Título: Terra arrasada
Autor:
Fonte: Jornal do Brasil, 11/01/2006, Opinião, p. A10

De tão descabido, soa ridículo. De tão inapropriado, beira o insuportável. Assim devem considerar as mentes sublinhadas pela sensatez, diante do projeto que sugere ampliar o número de vagas de deputados no Congresso. Dos 513 atuais parlamentares, a Câmara passaria a ter 541, a prevalecer a proposta de autoria do deputado Nicias Ribeiro (PSDB-PA). O argumento é de que a mudança contribuiria para corrigir distorções e equilibrar a representação dos estados na Câmara. Falso. A mesma correção poderia ser feita adotando trilha inversa: a redução do número de cadeiras. O saldo desalentador de custos e benefícios dos parlamentares brasileiros sugere que o país não suporta mais o tamanho atual do Congresso. Além dos 513 deputados, alimentam-se da horta dos benefícios e casuísmos descarados 81 senadores - todos com direito a uma interminável galeria de mordomias, de onde saem benefícios como auxílio-paletó, auxílio-moradia e passagens aéreas para os fins de semana nos estados.

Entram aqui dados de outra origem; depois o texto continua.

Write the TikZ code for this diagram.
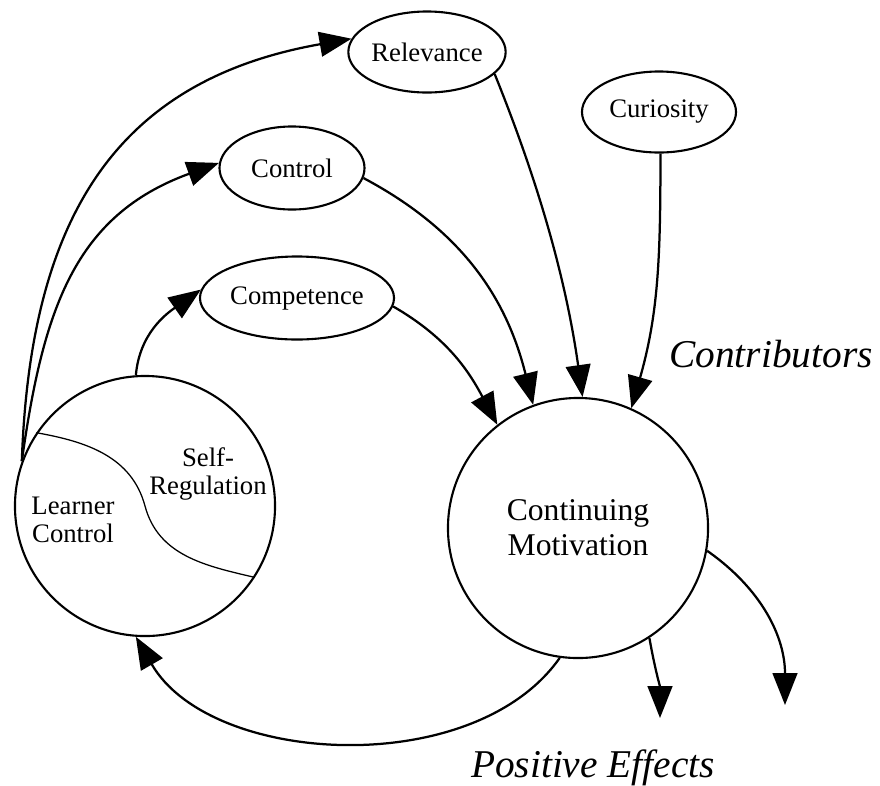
\documentclass[tikz,border=0pt]{standalone}
\usepackage{fontspec}
\setmainfont{Liberation Serif}
\usepackage{xcolor}
\usepackage{tikz}
\usetikzlibrary{shapes,arrows.meta}

\begin{document}
\begin{tikzpicture}[x=0.025cm, y=0.025cm,
    factor/.style={ellipse, draw, line width=1.5pt, inner sep=0pt, font=\fontsize{19}{20}\selectfont},
    hub/.style={circle, draw, line width=1.5pt, minimum size=6.5cm, inner sep=0pt},
    inside/.style={align=center, font=\fontsize{19}{19.5}\selectfont},
    link/.style={-{Triangle[length=0.8cm, width=0.62cm]}, line width=1.6pt},
    tag/.style={anchor=base, font=\fontsize{28}{30}\selectfont\itshape}]
    \useasboundingbox (0,0) rectangle (880,-785);

    \node (learner) [hub] at (145,-506) {};
    \node (motivation) [hub, align=center, font=\fontsize{22.5}{25}\selectfont] at (578,-528) {Continuing\\Motivation};

    \node (relevance) [factor, minimum width=3.875cm, minimum height=2.025cm] at (427,-52) {Relevance};
    \node (curiosity) [factor, minimum width=3.85cm, minimum height=2.025cm] at (659,-112) {Curiosity};
    \node (control) [factor, minimum width=3.625cm, minimum height=2.075cm] at (292,-168) {Control};
    \node (competence) [factor, minimum width=4.85cm, minimum height=2.075cm] at (297,-298) {Competence};

    % split of the learner circle
    \draw [line width=0.9pt] (learner.146) to[out=-10, in=105] (learner.center) to[out=-75, in=167] (learner.-33);
    \node (learnerctl) [inside] at (73,-520) {Learner\\Control};
    \node (selfreg) [inside] at (208,-474) {Self-\\Regulation};

    \draw [link] (learner.160) to[out=88, in=190, looseness=1.15] (relevance.170);
    \draw [link] (learner.160) to[out=82, in=200, looseness=1.1] (control.176);
    \draw [link] (learner.94) to[out=85, in=215] (competence.175);

    \draw [link] (competence.-5) to[out=-30, in=118] (motivation.128);
    \draw [link] (control.-8) to[out=-28, in=104] (motivation.110);
    \draw [link] (relevance.-18) to[out=-68, in=98, looseness=0.9] (motivation.88);
    \draw [link] (curiosity.-88) to[out=-90, in=74] (motivation.66);

    \draw [link] (motivation.262) to[out=235, in=-60, looseness=0.9] (learner.266);

    \coordinate (effecta) at (660,-718);
    \coordinate (effectb) at (785,-705);
    \draw [link] (motivation.-57) to[out=-80, in=90] (effecta);
    \draw [link] (motivation.-10) to[out=-35, in=90] (effectb);

    \node (contrib) [tag] at (771,-367) {Contributors};
    \node (effects) [tag] at (593,-777) {Positive Effects};
\end{tikzpicture}
\end{document}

A Viúva não regateia migalhas. Nem se espera que faça isso com homens públicos e servidores, cujas funções requerem remuneração compatível e exigem recursos suficientes para tanto. Mas os limites da sensatez devem ser definidos.

Não é exagero reconhecer a irrelevância de pelo menos um terço dos deputados e senadores. Os dispensáveis lixam-se para os embates entre governo e oposição. O exagero do número de parlamentares favorece apenas o chamado ''baixo clero'' - que, com voto e disciplina, pode decidir qualquer votação complicada. Tal decisão, contudo, geralmente reafirma não posições políticas ou ideológicas, mas o apetite por verbas e emendas.

Por essas razões, é justificável o espanto com a apresentação do projeto do deputado tucano - ainda mais despropositada pelo fato de a proposta incluir-se na pauta de uma convocação extraordinária já enfaticamente rejeitada pela opinião pública. Pelo visto, não foi suficiente o desgaste a que o Congresso submeteu-se nos últimos dias, diante dos dois salários extras destinados aos parlamentares em troca de muito ócio e pouco trabalho - conforme o JB constatou ontem ao apontar os parlamentares cariocas em férias, enquanto a verba extra adorna os próprios bolsos. (Felizmente, alguns devolveram o dinheiro para os cofres públicos ou repassaram para entidades sociais.)

Tais fatos apenas distanciam o eleitor da já desgastada vida política e partidária, hoje, em grande parte, transformada numa terra arrasada - vazia, degradada, perturbadora, estéril.